Dataset excerpts:
⁂
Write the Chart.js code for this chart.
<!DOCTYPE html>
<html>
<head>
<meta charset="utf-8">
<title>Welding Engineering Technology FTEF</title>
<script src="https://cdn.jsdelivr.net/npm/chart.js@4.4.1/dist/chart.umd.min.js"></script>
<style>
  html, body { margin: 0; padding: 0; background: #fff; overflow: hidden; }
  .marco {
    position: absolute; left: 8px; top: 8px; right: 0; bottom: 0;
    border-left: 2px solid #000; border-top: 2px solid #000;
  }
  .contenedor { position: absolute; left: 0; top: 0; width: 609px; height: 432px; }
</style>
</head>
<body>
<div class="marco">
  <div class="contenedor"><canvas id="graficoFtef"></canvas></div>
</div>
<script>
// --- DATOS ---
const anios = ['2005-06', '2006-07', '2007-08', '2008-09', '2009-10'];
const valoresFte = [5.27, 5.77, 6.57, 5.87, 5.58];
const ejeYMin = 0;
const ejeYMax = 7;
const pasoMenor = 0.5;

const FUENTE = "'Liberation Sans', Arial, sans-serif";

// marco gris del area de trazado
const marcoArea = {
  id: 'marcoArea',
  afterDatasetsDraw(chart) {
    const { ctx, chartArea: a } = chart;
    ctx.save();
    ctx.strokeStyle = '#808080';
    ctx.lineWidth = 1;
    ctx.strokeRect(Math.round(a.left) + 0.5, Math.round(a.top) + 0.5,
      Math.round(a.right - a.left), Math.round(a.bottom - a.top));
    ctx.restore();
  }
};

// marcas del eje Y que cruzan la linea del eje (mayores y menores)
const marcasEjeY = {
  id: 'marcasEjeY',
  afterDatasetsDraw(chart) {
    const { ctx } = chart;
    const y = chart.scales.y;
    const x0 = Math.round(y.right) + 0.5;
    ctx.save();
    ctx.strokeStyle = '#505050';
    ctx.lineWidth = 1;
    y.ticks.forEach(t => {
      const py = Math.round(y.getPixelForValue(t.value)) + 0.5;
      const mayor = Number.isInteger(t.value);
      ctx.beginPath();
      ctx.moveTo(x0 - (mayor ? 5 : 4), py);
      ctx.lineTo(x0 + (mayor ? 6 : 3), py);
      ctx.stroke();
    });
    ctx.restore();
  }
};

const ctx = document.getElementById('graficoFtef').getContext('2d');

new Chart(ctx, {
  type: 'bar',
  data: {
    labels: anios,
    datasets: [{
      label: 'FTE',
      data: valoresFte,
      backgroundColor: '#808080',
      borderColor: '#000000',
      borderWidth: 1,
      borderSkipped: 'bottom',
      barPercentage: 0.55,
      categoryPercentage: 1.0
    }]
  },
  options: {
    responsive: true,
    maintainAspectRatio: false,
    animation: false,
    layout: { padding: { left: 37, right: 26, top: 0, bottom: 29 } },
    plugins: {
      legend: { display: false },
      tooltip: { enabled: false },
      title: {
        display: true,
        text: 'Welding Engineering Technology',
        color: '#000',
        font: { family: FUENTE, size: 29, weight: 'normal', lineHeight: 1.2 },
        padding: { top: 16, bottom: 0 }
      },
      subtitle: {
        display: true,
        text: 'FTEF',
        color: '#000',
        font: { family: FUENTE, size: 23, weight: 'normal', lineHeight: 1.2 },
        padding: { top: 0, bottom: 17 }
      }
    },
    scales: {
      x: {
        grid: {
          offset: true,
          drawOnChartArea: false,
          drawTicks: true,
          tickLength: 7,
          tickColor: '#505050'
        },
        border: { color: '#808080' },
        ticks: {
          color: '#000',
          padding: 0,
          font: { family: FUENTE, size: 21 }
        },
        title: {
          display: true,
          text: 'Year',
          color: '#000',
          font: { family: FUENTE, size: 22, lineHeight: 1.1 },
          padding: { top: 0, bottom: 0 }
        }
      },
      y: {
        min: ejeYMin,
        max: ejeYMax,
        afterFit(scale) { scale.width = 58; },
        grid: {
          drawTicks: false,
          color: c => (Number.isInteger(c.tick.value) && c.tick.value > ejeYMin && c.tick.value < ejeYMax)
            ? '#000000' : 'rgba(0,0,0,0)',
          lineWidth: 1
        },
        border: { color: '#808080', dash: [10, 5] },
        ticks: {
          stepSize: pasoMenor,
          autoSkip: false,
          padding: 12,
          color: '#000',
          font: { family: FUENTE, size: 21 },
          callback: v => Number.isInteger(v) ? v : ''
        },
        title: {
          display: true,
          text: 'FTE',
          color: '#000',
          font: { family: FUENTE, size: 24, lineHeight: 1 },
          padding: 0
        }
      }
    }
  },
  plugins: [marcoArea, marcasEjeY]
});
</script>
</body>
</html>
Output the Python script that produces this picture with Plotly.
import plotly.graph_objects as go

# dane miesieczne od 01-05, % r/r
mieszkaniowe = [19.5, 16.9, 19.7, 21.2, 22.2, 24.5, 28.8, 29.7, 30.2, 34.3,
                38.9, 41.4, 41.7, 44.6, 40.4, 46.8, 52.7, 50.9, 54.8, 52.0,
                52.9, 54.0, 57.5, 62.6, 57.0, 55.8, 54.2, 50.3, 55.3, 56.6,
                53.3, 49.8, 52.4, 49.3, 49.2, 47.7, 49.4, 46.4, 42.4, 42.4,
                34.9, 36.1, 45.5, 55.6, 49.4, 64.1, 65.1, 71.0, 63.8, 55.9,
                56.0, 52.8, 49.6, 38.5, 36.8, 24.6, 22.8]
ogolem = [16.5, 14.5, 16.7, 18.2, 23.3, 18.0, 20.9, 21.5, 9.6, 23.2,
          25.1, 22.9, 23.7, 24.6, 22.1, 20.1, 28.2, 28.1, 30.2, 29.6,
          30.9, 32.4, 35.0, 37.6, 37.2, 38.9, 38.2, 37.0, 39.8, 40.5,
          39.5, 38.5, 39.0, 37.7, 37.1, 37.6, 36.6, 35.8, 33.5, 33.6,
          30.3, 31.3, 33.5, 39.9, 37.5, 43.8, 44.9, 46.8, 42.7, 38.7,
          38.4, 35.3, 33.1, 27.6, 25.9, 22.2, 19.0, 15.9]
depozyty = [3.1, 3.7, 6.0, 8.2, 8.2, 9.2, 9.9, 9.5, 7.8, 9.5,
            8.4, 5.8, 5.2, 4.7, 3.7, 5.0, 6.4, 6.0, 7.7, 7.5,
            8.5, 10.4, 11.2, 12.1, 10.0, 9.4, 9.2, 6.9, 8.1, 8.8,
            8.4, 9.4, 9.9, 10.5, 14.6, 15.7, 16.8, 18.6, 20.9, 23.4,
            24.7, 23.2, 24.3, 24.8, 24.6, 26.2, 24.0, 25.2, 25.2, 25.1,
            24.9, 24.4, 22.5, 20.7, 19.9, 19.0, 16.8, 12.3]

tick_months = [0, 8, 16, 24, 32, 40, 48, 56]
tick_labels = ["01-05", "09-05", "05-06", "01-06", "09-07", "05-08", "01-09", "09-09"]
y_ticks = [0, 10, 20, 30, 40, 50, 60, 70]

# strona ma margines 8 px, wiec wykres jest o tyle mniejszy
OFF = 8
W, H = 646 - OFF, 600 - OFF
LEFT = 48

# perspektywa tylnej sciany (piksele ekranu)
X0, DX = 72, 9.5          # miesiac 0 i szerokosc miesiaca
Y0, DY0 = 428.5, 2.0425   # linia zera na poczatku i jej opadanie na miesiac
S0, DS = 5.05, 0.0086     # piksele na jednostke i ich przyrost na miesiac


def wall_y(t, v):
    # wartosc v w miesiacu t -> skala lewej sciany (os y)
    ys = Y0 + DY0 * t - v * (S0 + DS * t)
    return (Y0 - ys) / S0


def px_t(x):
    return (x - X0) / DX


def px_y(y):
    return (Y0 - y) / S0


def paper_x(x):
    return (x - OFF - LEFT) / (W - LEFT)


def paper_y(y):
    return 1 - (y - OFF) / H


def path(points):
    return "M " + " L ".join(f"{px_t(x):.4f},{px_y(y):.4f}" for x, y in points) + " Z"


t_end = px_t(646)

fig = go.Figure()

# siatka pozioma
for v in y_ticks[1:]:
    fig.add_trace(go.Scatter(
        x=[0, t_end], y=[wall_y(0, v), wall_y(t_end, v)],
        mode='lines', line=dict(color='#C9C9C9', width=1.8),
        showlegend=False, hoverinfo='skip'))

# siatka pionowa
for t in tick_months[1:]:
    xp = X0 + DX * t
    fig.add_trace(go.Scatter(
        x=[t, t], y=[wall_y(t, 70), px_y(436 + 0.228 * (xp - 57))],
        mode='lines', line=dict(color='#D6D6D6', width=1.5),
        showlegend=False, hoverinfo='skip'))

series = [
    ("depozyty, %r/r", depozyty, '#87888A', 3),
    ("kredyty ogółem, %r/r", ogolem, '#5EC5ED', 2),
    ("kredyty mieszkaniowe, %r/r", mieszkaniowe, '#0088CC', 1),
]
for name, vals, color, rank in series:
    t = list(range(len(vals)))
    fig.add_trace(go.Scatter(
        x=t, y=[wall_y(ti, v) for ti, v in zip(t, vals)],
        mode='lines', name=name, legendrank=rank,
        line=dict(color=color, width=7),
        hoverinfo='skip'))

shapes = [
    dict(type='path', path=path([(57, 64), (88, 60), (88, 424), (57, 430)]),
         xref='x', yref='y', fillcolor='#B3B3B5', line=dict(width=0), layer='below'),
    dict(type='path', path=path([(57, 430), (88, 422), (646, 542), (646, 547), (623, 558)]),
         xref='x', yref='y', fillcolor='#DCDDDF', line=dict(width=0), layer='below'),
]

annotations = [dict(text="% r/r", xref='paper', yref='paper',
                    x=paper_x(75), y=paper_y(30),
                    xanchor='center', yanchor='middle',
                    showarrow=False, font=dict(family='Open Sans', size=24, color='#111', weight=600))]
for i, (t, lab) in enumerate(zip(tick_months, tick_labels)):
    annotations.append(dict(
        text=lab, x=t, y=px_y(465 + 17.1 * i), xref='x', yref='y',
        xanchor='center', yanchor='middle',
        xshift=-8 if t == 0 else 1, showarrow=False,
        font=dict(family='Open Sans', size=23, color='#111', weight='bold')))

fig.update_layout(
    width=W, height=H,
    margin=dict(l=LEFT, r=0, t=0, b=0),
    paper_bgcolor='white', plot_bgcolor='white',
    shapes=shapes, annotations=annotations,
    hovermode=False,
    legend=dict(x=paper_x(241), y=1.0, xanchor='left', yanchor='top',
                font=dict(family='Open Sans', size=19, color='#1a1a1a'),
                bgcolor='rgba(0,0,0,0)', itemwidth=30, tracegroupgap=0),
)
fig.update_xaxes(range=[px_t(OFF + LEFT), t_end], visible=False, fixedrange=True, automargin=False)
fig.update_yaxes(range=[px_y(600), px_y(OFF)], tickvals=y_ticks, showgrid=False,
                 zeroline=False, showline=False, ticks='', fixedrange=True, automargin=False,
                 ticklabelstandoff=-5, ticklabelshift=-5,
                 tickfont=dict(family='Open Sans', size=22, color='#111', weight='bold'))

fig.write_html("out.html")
⁂
Direction: Taking the records above, retype every line from the one with "Output the Python" down to the one with "import plotly.graph_objects as go", exactly and with nothing else.

Right answer:
Output the Python script that produces this picture with Plotly.
import plotly.graph_objects as go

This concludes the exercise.